### WHAT IS EXPECTED
Would you copy the records below, exactly and only from their first line through the line containing "(0,0) rectangle (675,459);", without any pictures?

-- BEGIN EXCERPTED RECORDS --

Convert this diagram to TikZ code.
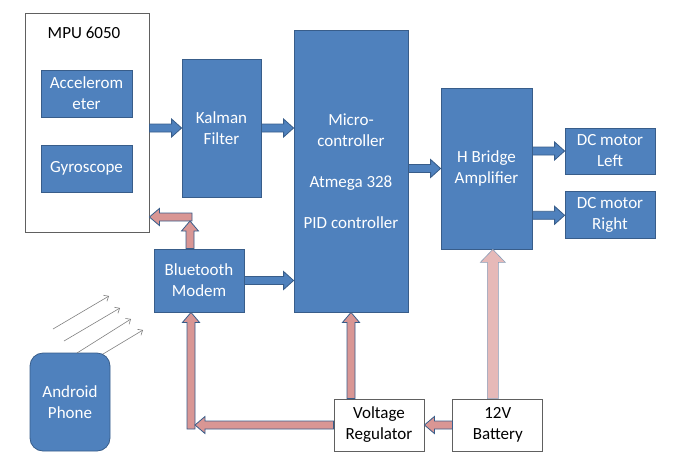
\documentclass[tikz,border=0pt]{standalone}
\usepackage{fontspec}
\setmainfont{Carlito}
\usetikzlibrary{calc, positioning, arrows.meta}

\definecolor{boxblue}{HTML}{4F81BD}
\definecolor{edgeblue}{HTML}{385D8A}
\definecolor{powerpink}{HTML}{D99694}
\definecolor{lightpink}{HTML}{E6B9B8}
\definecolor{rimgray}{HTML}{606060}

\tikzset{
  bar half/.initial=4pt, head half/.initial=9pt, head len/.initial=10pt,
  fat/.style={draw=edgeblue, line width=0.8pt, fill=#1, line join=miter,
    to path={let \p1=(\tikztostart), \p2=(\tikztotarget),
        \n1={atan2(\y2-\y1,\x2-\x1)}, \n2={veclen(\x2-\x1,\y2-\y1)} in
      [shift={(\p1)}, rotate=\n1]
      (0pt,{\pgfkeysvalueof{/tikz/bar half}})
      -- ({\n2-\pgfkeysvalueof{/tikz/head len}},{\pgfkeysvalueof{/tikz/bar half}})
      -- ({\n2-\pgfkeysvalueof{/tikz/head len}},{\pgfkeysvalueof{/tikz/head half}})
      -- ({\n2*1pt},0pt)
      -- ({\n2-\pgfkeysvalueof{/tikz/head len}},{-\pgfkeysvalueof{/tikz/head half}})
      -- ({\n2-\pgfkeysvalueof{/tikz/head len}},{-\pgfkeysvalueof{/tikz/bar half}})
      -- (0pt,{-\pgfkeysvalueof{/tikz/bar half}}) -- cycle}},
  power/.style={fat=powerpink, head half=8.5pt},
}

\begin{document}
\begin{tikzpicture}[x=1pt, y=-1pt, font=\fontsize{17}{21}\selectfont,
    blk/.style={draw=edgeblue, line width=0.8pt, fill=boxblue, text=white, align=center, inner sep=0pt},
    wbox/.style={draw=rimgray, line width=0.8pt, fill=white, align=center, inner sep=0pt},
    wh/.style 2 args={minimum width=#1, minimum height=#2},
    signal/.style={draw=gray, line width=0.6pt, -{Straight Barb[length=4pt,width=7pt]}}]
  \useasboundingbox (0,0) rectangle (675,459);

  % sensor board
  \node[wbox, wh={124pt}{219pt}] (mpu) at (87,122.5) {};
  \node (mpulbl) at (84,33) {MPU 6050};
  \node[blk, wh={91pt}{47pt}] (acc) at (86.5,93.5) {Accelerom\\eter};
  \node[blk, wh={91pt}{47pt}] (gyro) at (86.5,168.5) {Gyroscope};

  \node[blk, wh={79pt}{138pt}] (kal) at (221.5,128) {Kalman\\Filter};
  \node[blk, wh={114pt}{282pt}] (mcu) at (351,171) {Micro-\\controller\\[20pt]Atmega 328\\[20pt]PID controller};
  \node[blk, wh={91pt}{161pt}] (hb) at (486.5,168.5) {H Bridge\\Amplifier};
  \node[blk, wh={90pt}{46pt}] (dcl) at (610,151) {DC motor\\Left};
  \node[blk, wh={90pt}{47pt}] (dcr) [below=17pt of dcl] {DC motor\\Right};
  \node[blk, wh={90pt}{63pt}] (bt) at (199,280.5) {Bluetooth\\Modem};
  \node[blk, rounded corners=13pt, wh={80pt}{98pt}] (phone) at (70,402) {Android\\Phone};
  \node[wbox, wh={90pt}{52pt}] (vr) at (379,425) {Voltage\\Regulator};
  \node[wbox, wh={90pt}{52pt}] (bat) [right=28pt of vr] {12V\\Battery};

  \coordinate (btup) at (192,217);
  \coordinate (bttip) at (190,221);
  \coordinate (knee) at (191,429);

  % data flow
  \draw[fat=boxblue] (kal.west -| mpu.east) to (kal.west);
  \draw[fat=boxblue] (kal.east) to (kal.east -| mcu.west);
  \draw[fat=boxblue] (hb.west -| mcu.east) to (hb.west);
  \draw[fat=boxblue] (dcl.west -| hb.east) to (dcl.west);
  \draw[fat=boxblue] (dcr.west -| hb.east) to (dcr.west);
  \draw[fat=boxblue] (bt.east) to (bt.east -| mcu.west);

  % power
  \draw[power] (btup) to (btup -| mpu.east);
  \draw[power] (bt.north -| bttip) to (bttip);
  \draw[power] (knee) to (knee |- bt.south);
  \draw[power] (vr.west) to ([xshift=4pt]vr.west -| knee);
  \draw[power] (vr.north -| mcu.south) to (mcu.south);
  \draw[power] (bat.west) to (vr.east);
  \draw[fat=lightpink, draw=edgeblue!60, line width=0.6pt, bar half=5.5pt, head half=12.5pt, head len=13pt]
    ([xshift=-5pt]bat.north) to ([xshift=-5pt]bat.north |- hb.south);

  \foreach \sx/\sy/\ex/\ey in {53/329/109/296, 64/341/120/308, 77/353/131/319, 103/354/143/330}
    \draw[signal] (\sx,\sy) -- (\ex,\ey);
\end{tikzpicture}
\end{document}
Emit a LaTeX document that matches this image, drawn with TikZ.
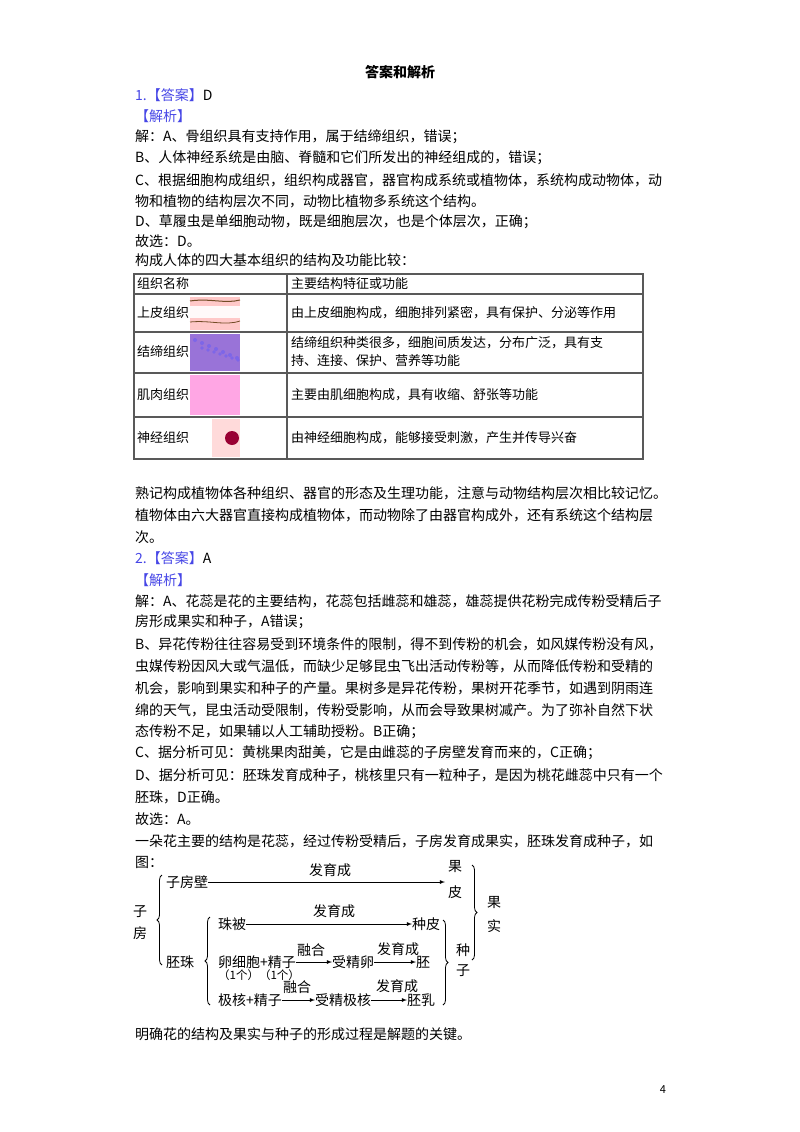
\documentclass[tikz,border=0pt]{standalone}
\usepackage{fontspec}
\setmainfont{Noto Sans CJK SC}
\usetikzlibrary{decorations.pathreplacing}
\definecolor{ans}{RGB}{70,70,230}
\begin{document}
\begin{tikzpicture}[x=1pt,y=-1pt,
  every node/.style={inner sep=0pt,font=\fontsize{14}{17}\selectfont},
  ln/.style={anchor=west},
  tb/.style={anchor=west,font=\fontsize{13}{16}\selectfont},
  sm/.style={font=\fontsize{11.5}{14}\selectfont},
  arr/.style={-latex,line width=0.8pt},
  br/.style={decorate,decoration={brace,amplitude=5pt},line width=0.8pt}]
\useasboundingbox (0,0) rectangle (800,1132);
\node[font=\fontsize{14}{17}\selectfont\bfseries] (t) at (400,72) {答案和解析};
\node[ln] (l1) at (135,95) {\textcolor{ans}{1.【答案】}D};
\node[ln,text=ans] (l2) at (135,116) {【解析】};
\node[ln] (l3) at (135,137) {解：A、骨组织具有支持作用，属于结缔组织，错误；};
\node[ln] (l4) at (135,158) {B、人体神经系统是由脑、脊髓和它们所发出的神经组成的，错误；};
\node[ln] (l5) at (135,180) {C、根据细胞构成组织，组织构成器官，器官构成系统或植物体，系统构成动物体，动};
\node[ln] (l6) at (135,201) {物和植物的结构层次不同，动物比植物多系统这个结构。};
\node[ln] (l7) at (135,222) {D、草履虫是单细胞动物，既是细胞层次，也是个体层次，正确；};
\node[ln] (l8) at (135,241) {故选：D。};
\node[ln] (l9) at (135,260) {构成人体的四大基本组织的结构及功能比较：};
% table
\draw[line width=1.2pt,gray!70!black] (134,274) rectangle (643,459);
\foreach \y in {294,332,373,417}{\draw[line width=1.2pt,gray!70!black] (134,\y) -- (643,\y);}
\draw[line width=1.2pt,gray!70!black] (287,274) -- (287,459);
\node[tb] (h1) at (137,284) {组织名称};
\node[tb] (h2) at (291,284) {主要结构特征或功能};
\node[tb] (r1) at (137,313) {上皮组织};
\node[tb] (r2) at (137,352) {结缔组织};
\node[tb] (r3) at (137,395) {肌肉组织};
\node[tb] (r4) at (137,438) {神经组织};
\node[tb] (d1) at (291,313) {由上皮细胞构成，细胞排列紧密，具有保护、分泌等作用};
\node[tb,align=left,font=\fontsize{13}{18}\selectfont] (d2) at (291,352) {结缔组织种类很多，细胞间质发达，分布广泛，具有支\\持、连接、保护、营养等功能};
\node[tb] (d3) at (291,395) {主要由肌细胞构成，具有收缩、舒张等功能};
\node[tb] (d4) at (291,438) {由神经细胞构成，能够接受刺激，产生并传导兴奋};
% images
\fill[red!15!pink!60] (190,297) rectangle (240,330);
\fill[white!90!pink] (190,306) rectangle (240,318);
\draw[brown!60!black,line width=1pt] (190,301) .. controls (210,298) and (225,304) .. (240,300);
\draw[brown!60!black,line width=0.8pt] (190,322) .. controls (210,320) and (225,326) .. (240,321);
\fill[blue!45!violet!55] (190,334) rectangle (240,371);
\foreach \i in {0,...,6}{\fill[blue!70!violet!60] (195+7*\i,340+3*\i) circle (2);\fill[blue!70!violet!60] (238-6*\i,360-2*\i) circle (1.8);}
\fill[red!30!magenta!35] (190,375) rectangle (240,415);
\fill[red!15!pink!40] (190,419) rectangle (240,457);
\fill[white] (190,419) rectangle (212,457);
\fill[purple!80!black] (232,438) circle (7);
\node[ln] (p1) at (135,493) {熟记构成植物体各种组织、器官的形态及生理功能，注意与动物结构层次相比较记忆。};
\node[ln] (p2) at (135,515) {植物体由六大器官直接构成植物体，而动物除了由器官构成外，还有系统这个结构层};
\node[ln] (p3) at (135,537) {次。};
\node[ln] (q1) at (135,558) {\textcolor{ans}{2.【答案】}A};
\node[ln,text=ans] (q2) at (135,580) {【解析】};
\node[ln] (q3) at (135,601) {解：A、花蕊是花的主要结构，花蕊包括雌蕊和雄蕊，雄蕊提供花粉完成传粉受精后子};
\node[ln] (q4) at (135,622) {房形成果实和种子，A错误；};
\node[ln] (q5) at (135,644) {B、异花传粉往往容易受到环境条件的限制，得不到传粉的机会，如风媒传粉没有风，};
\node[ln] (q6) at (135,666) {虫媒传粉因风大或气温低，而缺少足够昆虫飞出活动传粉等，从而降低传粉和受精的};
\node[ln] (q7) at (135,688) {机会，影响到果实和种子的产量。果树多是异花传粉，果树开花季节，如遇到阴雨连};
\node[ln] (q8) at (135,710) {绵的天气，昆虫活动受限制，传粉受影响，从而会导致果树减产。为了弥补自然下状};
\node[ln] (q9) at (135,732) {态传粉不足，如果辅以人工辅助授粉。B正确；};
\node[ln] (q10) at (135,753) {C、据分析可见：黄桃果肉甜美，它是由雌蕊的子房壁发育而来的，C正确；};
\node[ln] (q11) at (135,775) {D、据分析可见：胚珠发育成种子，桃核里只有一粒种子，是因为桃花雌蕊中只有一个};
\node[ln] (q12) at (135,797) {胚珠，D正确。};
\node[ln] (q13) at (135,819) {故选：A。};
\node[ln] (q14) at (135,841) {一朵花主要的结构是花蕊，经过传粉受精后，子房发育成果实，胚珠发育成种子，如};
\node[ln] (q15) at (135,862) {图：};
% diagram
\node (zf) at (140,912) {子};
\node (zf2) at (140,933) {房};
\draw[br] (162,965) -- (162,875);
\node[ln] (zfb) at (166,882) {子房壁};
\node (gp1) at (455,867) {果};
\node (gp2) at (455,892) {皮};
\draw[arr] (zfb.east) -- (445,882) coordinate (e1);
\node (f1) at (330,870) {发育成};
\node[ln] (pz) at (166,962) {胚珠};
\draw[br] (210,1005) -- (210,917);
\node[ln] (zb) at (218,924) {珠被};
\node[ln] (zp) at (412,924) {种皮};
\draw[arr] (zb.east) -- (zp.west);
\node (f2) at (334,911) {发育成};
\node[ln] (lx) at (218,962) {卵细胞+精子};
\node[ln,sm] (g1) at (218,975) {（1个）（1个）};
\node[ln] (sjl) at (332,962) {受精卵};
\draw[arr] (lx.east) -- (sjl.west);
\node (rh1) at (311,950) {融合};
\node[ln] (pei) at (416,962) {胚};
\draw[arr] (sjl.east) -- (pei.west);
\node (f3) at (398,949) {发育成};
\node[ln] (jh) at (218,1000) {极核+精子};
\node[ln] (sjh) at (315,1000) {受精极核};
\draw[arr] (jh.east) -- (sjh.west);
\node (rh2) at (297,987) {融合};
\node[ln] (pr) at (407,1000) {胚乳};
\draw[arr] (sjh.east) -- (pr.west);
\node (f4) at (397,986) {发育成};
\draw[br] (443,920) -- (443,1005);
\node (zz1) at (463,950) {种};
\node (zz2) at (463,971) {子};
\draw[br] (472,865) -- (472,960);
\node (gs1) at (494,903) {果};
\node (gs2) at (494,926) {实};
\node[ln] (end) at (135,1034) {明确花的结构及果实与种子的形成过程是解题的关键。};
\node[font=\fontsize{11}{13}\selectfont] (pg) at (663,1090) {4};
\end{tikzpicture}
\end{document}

-- END EXCERPTED RECORDS --

### ANSWER BELOW
Convert this diagram to TikZ code.
\documentclass[tikz,border=0pt]{standalone}
\usepackage{fontspec}
\setmainfont{Carlito}
\usetikzlibrary{calc, positioning, arrows.meta}

\definecolor{boxblue}{HTML}{4F81BD}
\definecolor{edgeblue}{HTML}{385D8A}
\definecolor{powerpink}{HTML}{D99694}
\definecolor{lightpink}{HTML}{E6B9B8}
\definecolor{rimgray}{HTML}{606060}

\tikzset{
  bar half/.initial=4pt, head half/.initial=9pt, head len/.initial=10pt,
  fat/.style={draw=edgeblue, line width=0.8pt, fill=#1, line join=miter,
    to path={let \p1=(\tikztostart), \p2=(\tikztotarget),
        \n1={atan2(\y2-\y1,\x2-\x1)}, \n2={veclen(\x2-\x1,\y2-\y1)} in
      [shift={(\p1)}, rotate=\n1]
      (0pt,{\pgfkeysvalueof{/tikz/bar half}})
      -- ({\n2-\pgfkeysvalueof{/tikz/head len}},{\pgfkeysvalueof{/tikz/bar half}})
      -- ({\n2-\pgfkeysvalueof{/tikz/head len}},{\pgfkeysvalueof{/tikz/head half}})
      -- ({\n2*1pt},0pt)
      -- ({\n2-\pgfkeysvalueof{/tikz/head len}},{-\pgfkeysvalueof{/tikz/head half}})
      -- ({\n2-\pgfkeysvalueof{/tikz/head len}},{-\pgfkeysvalueof{/tikz/bar half}})
      -- (0pt,{-\pgfkeysvalueof{/tikz/bar half}}) -- cycle}},
  power/.style={fat=powerpink, head half=8.5pt},
}

\begin{document}
\begin{tikzpicture}[x=1pt, y=-1pt, font=\fontsize{17}{21}\selectfont,
    blk/.style={draw=edgeblue, line width=0.8pt, fill=boxblue, text=white, align=center, inner sep=0pt},
    wbox/.style={draw=rimgray, line width=0.8pt, fill=white, align=center, inner sep=0pt},
    wh/.style 2 args={minimum width=#1, minimum height=#2},
    signal/.style={draw=gray, line width=0.6pt, -{Straight Barb[length=4pt,width=7pt]}}]
  \useasboundingbox (0,0) rectangle (675,459);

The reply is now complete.